The following are examples of her lack of information. “During the Reformation [St. Paul’s School] had been reorganized as a ‘middle-class’ institution by the great Greek scholar Dean Colet.” This is stupefying, as also when she tells us that William Blake “rhapsodized about the horrors of industrialism.” She tells us, too, that T.H. Green taught that “man as an individual was nothing” and that “Green’s point of view had also been adopted by Herbert Spencer.” She thinks there is such a thing as draft champagne, that Belloc made his own wine (in fact, he bottled it), that Ronald Knox had “several brothers” who were clergymen (Knox had one brother who was an Anglican priest, one who was the editor of Punch, and one who was a notable cryptographer and an atheist—he complained, on his deathbed, about Ronnie’s “bothering God in the passage” about his soul). She thinks that there were in Chesterton’s time Catholic colleges at Oxford and Cambridge, that Eric Gill’s sculpture is “Giotto-like,” and that “young [Stephen] Spender was a lemming, always in the swim of intellectual fashion.” She writes: “Alfred [the Great] also appealed to Chesterton because he was a younger son, sincere and hardworking, but not charismatic—a George V, not an Edward VII.”

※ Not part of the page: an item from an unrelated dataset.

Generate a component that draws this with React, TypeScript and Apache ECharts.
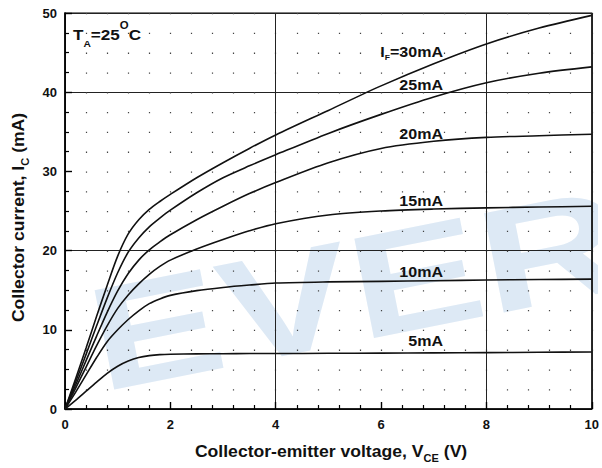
import React, { useEffect, useRef } from "react";
import * as echarts from "echarts";

// Collector-emitter voltage V_CE (V)
const voltage = [0, 0.2, 0.4, 0.6, 0.8, 1.0, 1.2, 1.4, 1.6, 1.8, 2.0, 2.5, 3, 3.5, 4, 5, 6, 7, 8, 9, 10];
// Collector current I_C (mA) for each forward current I_F
const ic5 = [0, 1.1, 2.25, 3.4, 4.5, 5.4, 6.05, 6.5, 6.74, 6.87, 6.92, 6.96, 6.98, 7.0, 7.0, 7.03, 7.06, 7.09, 7.12, 7.16, 7.2];
const ic10 = [0, 2.1, 4.3, 6.5, 8.5, 10.0, 11.3, 12.4, 13.3, 13.9, 14.35, 14.95, 15.35, 15.65, 15.9, 16.05, 16.12, 16.2, 16.28, 16.35, 16.4];
const ic15 = [0, 2.6, 5.3, 8.0, 10.5, 12.7, 14.4, 15.8, 17.0, 18.0, 18.8, 20.2, 21.4, 22.5, 23.4, 24.5, 25.0, 25.25, 25.4, 25.5, 25.6];
const ic20 = [0, 3.0, 6.1, 9.2, 12.2, 14.9, 17.1, 18.8, 20.1, 21.1, 22.0, 23.9, 25.6, 27.2, 28.6, 31.1, 32.9, 33.8, 34.3, 34.5, 34.7];
const ic25 = [0, 3.4, 6.9, 10.5, 14.0, 17.2, 19.8, 21.6, 23.0, 24.1, 25.1, 27.3, 29.2, 30.7, 32.1, 34.8, 37.2, 39.4, 41.2, 42.4, 43.2];
const ic30 = [0, 3.8, 7.7, 11.7, 15.6, 19.3, 22.1, 23.9, 25.2, 26.2, 27.1, 29.2, 31.1, 32.9, 34.6, 37.7, 40.8, 43.6, 46.1, 48.1, 49.7];

const seriesList = [
  { name: "30mA", values: ic30 },
  { name: "25mA", values: ic25 },
  { name: "20mA", values: ic20 },
  { name: "15mA", values: ic15 },
  { name: "10mA", values: ic10 },
  { name: "5mA", values: ic5 },
];

const curveLabels = ["25mA", "20mA", "15mA", "10mA", "5mA"];
const xRange = [0, 10];
const yRange = [0, 50];

const FONT = "'Liberation Sans', Arial, sans-serif";

export default function App() {
  const ref = useRef<HTMLDivElement>(null);

  useEffect(() => {
    document.body.style.margin = "0";
    if (!ref.current) return;
    const chart = echarts.init(ref.current, undefined, { renderer: "svg" });

    const dotStyle = { type: [1.3, 18.5] as any, color: "#444", width: 1.2 };
    const labelStyle = { fontFamily: FONT, fontWeight: "bold" as const, fontSize: 15, fill: "#111" };
    const labelY = [84.5, 133.5, 200.5, 271.5, 341];
    const theta = 0.195;

    chart.setOption({
      animation: false,
      backgroundColor: "#fff",
      textStyle: { fontFamily: FONT },
      grid: {
        left: 65,
        right: 5,
        top: 13,
        bottom: 59,
        show: true,
        borderColor: "#000",
        borderWidth: 1.2,
        backgroundColor: "transparent",
      },
      xAxis: [
        {
          type: "value",
          min: xRange[0],
          max: xRange[1],
          interval: 2,
          axisLine: { show: true, lineStyle: { color: "#000", width: 1.6 } },
          axisTick: { show: true, inside: true, length: 7, lineStyle: { color: "#000", width: 1.4 } },
          minorTick: { show: true, splitNumber: 5, length: 4, lineStyle: { color: "#000", width: 1.2 } },
          axisLabel: { fontFamily: FONT, fontWeight: "bold", fontSize: 13, color: "#111", margin: 9 },
          splitLine: { show: true, lineStyle: dotStyle },
          minorSplitLine: { show: true, lineStyle: dotStyle },
        },
        {
          type: "value",
          min: xRange[0],
          max: xRange[1],
          interval: 4,
          position: "bottom",
          axisLine: { show: false },
          axisTick: { show: false },
          axisLabel: { show: false },
          splitLine: { show: true, lineStyle: { color: "#222", width: 1, type: "solid" } },
        },
      ],
      yAxis: [
        {
          type: "value",
          min: yRange[0],
          max: yRange[1],
          interval: 10,
          axisLine: { show: true, lineStyle: { color: "#000", width: 1.6 } },
          axisTick: { show: true, inside: true, length: 7, lineStyle: { color: "#000", width: 1.4 } },
          minorTick: { show: true, splitNumber: 4, length: 4, lineStyle: { color: "#000", width: 1.2 } },
          axisLabel: { fontFamily: FONT, fontWeight: "bold", fontSize: 13, color: "#111", margin: 8 },
          splitLine: { show: false },
        },
        {
          type: "value",
          min: yRange[0],
          max: yRange[1],
          interval: 20,
          position: "left",
          axisLine: { show: false },
          axisTick: { show: false },
          axisLabel: { show: false },
          splitLine: { show: true, lineStyle: { color: "#222", width: 1, type: "solid" } },
        },
      ],
      graphic: [
        {
          type: "text",
          z: -10,
          x: 101.5 - Math.sin(theta) * 52,
          y: 393 - Math.cos(theta) * 52,
          rotation: theta,
          scaleX: 1.35,
          scaleY: 1,
          style: {
            text: "EVER",
            fontFamily: FONT,
            fontWeight: "bold",
            fontSize: 147,
            fill: "#dde9f5",
            align: "left",
            verticalAlign: "middle",
          },
        },
        {
          type: "rect",
          z: -9,
          shape: { x: 598, y: 0, width: 10, height: 468 },
          style: { fill: "#fff" },
        },
        {
          type: "text",
          x: 331,
          y: 452,
          scaleX: 1.1,
          style: {
            text: "{n|Collector-emitter voltage, V}{b|CE}{n| (V)}",
            align: "center",
            verticalAlign: "middle",
            rich: {
              n: { fontFamily: FONT, fontWeight: "bold", fontSize: 16, lineHeight: 22, fill: "#111" },
              b: { fontFamily: FONT, fontWeight: "bold", fontSize: 10, lineHeight: 9, verticalAlign: "bottom", fill: "#111" },
            },
          },
        },
        {
          type: "text",
          x: 19,
          y: 217.5,
          rotation: Math.PI / 2,
          scaleX: 1.1,
          style: {
            text: "{n|Collector current, I}{b|C}{n| (mA)}",
            align: "center",
            verticalAlign: "middle",
            rich: {
              n: { fontFamily: FONT, fontWeight: "bold", fontSize: 16, lineHeight: 22, fill: "#111" },
              b: { fontFamily: FONT, fontWeight: "bold", fontSize: 10, lineHeight: 9, verticalAlign: "bottom", fill: "#111" },
            },
          },
        },
        {
          type: "text",
          x: 73,
          y: 34,
          scaleX: 1.14,
          style: {
            text: "{n|T}{b|A}{n|=25}{p|O}{n|C}",
            align: "left",
            verticalAlign: "middle",
            rich: {
              n: { fontFamily: FONT, fontWeight: "bold", fontSize: 15, lineHeight: 28, fill: "#111" },
              b: { fontFamily: FONT, fontWeight: "bold", fontSize: 9, lineHeight: 8, verticalAlign: "bottom", fill: "#111" },
              p: { fontFamily: FONT, fontWeight: "bold", fontSize: 10, lineHeight: 18, verticalAlign: "top", fill: "#111" },
            },
          },
        },
        {
          type: "text",
          x: 443,
          y: 51.5,
          scaleX: 1.07,
          style: {
            text: "{n|I}{b|F}{n|=30mA}",
            align: "right",
            verticalAlign: "middle",
            rich: {
              n: { fontFamily: FONT, fontWeight: "bold", fontSize: 15, lineHeight: 20, fill: "#111" },
              b: { fontFamily: FONT, fontWeight: "bold", fontSize: 8, lineHeight: 8, verticalAlign: "bottom", fill: "#111" },
            },
          },
        },
        ...curveLabels.map((t, i) => ({
          type: "text",
          x: 443,
          y: labelY[i],
          scaleX: 1.07,
          style: { ...labelStyle, text: t, align: "right", verticalAlign: "middle" },
        })),
      ],
      series: seriesList.map((s) => ({
        name: s.name,
        type: "line",
        xAxisIndex: 0,
        yAxisIndex: 0,
        data: voltage.map((v, i) => [v, s.values[i]]),
        showSymbol: false,
        smooth: 0.3,
        lineStyle: { color: "#111", width: 1.6 },
        z: 5,
      })),
    });

    return () => chart.dispose();
  }, []);

  return <div ref={ref} style={{ width: 602, height: 468 }} />;
}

I will only add that she has an extraordinary propensity for getting proper names wrong: thus we have “Stopforth Brooke,” “Gungadin,” “Blakenbury” (for Brackenbury), “Lyttleton” (for Lyttelton), “Ford Maddox Ford,” and others. The publisher must share some of the blame for this kind of thing. Is copy editing a lost art?

On questions about Chesterton’s relations to those around him, and especially on questions about who was good for Chesterton, who bad, I think Dale is often right: his brother Cecil, and Belloc, often imposed views upon him and dragged him into ventures he ought perhaps to have avoided. But she is not judicial in her view of these two, and she is waspish about Ada Jones, who married Cecil. Of Cecil, Dale says that he was “always lurking in Chesterton’s shadow.” “Lurking” is not at all the right word to apply to the bold, opinionated, irrepressible Cecil. If anyone lurked (in an entirely amiable sense) it was Chesterton himself, often in the soft shadows of the vaults of a tavern. There is a glimpse of him in an almost forgotten novel:

…a crypt, vaulted and cool, under the railway…. A famous literary man, whom Jimmy recognized because he was even more pleasing than the familiar and outrageous caricature of him, sat by himself, a black cloak falling from his shoulders, at a round table which was like a toy out of a doll’s house beside that expansive rotundity. He was nursing a comparatively minute bulb of wine on his knee with an expression of child-like faith and dreamy beatitude.3

There, as he radiates faith and enjoys a foretaste of beatitude, we may leave him.